Exercise:
Repeat the listing that follows, character for character, minus the pictures.

Dataset section:
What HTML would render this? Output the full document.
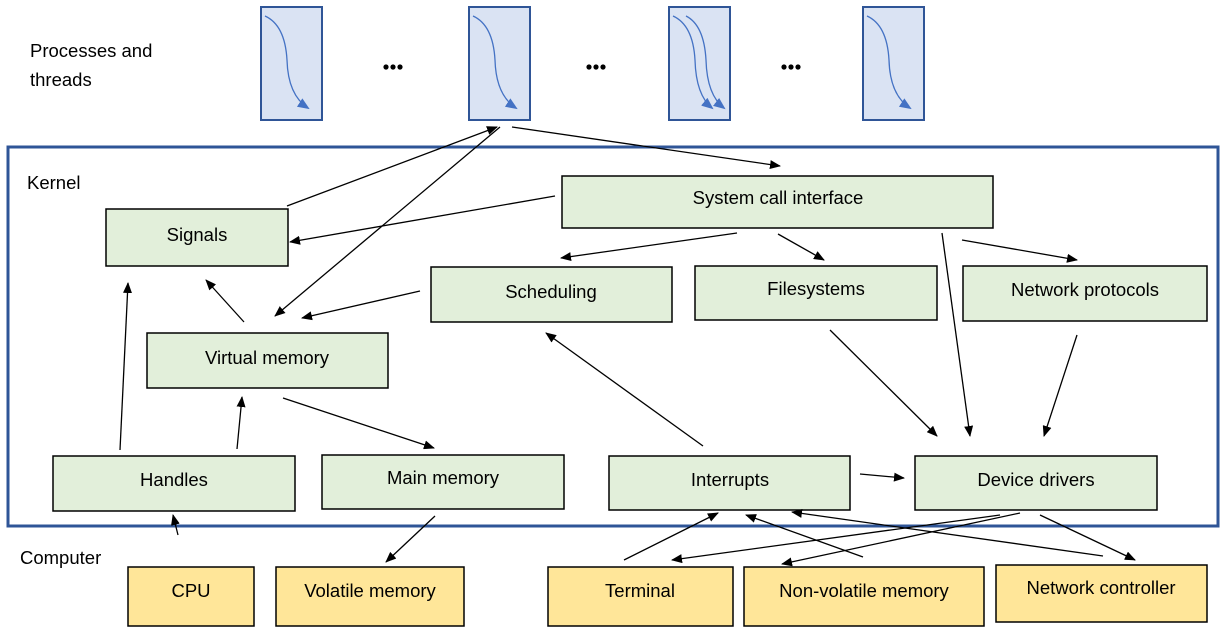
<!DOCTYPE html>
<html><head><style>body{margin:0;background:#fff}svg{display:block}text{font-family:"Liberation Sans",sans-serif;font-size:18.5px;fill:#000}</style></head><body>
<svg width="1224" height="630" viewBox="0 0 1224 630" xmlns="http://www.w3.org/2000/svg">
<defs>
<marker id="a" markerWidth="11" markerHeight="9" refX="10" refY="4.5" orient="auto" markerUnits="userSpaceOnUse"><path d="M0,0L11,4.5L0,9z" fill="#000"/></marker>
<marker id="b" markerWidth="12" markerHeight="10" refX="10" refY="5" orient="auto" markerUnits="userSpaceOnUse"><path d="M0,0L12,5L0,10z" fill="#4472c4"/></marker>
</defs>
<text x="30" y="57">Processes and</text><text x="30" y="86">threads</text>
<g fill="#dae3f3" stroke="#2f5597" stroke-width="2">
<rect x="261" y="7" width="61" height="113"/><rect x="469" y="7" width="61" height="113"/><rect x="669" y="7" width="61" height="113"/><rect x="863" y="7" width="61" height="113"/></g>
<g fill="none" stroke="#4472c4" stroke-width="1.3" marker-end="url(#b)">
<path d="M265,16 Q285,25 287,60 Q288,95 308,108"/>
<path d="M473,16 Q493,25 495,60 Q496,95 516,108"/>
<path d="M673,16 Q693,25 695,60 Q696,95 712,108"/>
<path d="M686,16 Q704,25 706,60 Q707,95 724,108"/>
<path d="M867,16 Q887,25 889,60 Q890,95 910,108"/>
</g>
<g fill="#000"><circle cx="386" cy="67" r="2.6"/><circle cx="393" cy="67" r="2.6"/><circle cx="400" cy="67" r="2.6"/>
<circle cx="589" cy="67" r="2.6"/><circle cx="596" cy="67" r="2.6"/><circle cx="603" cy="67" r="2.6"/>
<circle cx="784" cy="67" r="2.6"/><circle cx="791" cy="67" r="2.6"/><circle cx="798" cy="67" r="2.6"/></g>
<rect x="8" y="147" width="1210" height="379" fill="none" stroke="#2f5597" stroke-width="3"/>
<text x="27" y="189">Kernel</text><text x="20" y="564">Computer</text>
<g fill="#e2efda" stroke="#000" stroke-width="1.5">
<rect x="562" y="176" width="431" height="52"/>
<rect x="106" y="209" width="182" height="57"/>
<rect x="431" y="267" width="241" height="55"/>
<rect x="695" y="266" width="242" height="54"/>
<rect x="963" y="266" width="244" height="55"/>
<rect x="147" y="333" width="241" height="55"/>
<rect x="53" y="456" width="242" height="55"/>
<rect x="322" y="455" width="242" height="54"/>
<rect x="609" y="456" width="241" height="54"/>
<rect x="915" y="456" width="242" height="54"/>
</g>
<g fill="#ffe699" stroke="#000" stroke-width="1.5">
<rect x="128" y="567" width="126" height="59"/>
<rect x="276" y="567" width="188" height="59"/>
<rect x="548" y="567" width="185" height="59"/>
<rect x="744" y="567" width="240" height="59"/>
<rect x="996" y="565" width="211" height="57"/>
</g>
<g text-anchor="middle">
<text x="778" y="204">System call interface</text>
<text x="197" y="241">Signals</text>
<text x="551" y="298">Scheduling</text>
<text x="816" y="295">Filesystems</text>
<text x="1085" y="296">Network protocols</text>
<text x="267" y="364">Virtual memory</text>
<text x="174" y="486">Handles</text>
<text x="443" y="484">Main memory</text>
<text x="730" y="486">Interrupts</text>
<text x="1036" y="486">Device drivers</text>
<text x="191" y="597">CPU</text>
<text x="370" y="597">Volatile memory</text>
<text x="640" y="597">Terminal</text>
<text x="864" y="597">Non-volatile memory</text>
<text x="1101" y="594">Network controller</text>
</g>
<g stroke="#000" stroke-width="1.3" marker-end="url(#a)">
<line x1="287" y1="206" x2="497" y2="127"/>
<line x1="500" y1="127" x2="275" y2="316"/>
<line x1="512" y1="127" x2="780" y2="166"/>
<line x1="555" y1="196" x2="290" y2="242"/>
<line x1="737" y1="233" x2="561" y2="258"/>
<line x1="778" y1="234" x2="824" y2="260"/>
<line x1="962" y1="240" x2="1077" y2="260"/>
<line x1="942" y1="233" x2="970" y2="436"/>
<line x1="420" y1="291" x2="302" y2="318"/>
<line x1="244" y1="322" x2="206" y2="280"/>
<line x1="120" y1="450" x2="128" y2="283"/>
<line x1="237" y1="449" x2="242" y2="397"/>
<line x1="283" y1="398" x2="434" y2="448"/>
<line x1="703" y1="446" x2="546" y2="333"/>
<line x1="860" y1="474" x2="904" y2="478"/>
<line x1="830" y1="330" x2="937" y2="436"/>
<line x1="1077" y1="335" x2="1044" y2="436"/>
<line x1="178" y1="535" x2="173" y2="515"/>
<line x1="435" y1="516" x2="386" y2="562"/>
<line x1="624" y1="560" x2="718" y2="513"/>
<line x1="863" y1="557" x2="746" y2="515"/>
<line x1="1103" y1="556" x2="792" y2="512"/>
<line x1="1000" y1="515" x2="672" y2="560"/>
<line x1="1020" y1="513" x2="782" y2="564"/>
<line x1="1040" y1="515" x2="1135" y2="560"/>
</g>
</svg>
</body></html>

Task solution:
What HTML would render this? Output the full document.
<!DOCTYPE html>
<html><head><style>body{margin:0;background:#fff}svg{display:block}text{font-family:"Liberation Sans",sans-serif;font-size:18.5px;fill:#000}</style></head><body>
<svg width="1224" height="630" viewBox="0 0 1224 630" xmlns="http://www.w3.org/2000/svg">
<defs>
<marker id="a" markerWidth="11" markerHeight="9" refX="10" refY="4.5" orient="auto" markerUnits="userSpaceOnUse"><path d="M0,0L11,4.5L0,9z" fill="#000"/></marker>
<marker id="b" markerWidth="12" markerHeight="10" refX="10" refY="5" orient="auto" markerUnits="userSpaceOnUse"><path d="M0,0L12,5L0,10z" fill="#4472c4"/></marker>
</defs>
<text x="30" y="57">Processes and</text><text x="30" y="86">threads</text>
<g fill="#dae3f3" stroke="#2f5597" stroke-width="2">
<rect x="261" y="7" width="61" height="113"/><rect x="469" y="7" width="61" height="113"/><rect x="669" y="7" width="61" height="113"/><rect x="863" y="7" width="61" height="113"/></g>
<g fill="none" stroke="#4472c4" stroke-width="1.3" marker-end="url(#b)">
<path d="M265,16 Q285,25 287,60 Q288,95 308,108"/>
<path d="M473,16 Q493,25 495,60 Q496,95 516,108"/>
<path d="M673,16 Q693,25 695,60 Q696,95 712,108"/>
<path d="M686,16 Q704,25 706,60 Q707,95 724,108"/>
<path d="M867,16 Q887,25 889,60 Q890,95 910,108"/>
</g>
<g fill="#000"><circle cx="386" cy="67" r="2.6"/><circle cx="393" cy="67" r="2.6"/><circle cx="400" cy="67" r="2.6"/>
<circle cx="589" cy="67" r="2.6"/><circle cx="596" cy="67" r="2.6"/><circle cx="603" cy="67" r="2.6"/>
<circle cx="784" cy="67" r="2.6"/><circle cx="791" cy="67" r="2.6"/><circle cx="798" cy="67" r="2.6"/></g>
<rect x="8" y="147" width="1210" height="379" fill="none" stroke="#2f5597" stroke-width="3"/>
<text x="27" y="189">Kernel</text><text x="20" y="564">Computer</text>
<g fill="#e2efda" stroke="#000" stroke-width="1.5">
<rect x="562" y="176" width="431" height="52"/>
<rect x="106" y="209" width="182" height="57"/>
<rect x="431" y="267" width="241" height="55"/>
<rect x="695" y="266" width="242" height="54"/>
<rect x="963" y="266" width="244" height="55"/>
<rect x="147" y="333" width="241" height="55"/>
<rect x="53" y="456" width="242" height="55"/>
<rect x="322" y="455" width="242" height="54"/>
<rect x="609" y="456" width="241" height="54"/>
<rect x="915" y="456" width="242" height="54"/>
</g>
<g fill="#ffe699" stroke="#000" stroke-width="1.5">
<rect x="128" y="567" width="126" height="59"/>
<rect x="276" y="567" width="188" height="59"/>
<rect x="548" y="567" width="185" height="59"/>
<rect x="744" y="567" width="240" height="59"/>
<rect x="996" y="565" width="211" height="57"/>
</g>
<g text-anchor="middle">
<text x="778" y="204">System call interface</text>
<text x="197" y="241">Signals</text>
<text x="551" y="298">Scheduling</text>
<text x="816" y="295">Filesystems</text>
<text x="1085" y="296">Network protocols</text>
<text x="267" y="364">Virtual memory</text>
<text x="174" y="486">Handles</text>
<text x="443" y="484">Main memory</text>
<text x="730" y="486">Interrupts</text>
<text x="1036" y="486">Device drivers</text>
<text x="191" y="597">CPU</text>
<text x="370" y="597">Volatile memory</text>
<text x="640" y="597">Terminal</text>
<text x="864" y="597">Non-volatile memory</text>
<text x="1101" y="594">Network controller</text>
</g>
<g stroke="#000" stroke-width="1.3" marker-end="url(#a)">
<line x1="287" y1="206" x2="497" y2="127"/>
<line x1="500" y1="127" x2="275" y2="316"/>
<line x1="512" y1="127" x2="780" y2="166"/>
<line x1="555" y1="196" x2="290" y2="242"/>
<line x1="737" y1="233" x2="561" y2="258"/>
<line x1="778" y1="234" x2="824" y2="260"/>
<line x1="962" y1="240" x2="1077" y2="260"/>
<line x1="942" y1="233" x2="970" y2="436"/>
<line x1="420" y1="291" x2="302" y2="318"/>
<line x1="244" y1="322" x2="206" y2="280"/>
<line x1="120" y1="450" x2="128" y2="283"/>
<line x1="237" y1="449" x2="242" y2="397"/>
<line x1="283" y1="398" x2="434" y2="448"/>
<line x1="703" y1="446" x2="546" y2="333"/>
<line x1="860" y1="474" x2="904" y2="478"/>
<line x1="830" y1="330" x2="937" y2="436"/>
<line x1="1077" y1="335" x2="1044" y2="436"/>
<line x1="178" y1="535" x2="173" y2="515"/>
<line x1="435" y1="516" x2="386" y2="562"/>
<line x1="624" y1="560" x2="718" y2="513"/>
<line x1="863" y1="557" x2="746" y2="515"/>
<line x1="1103" y1="556" x2="792" y2="512"/>
<line x1="1000" y1="515" x2="672" y2="560"/>
<line x1="1020" y1="513" x2="782" y2="564"/>
<line x1="1040" y1="515" x2="1135" y2="560"/>
</g>
</svg>
</body></html>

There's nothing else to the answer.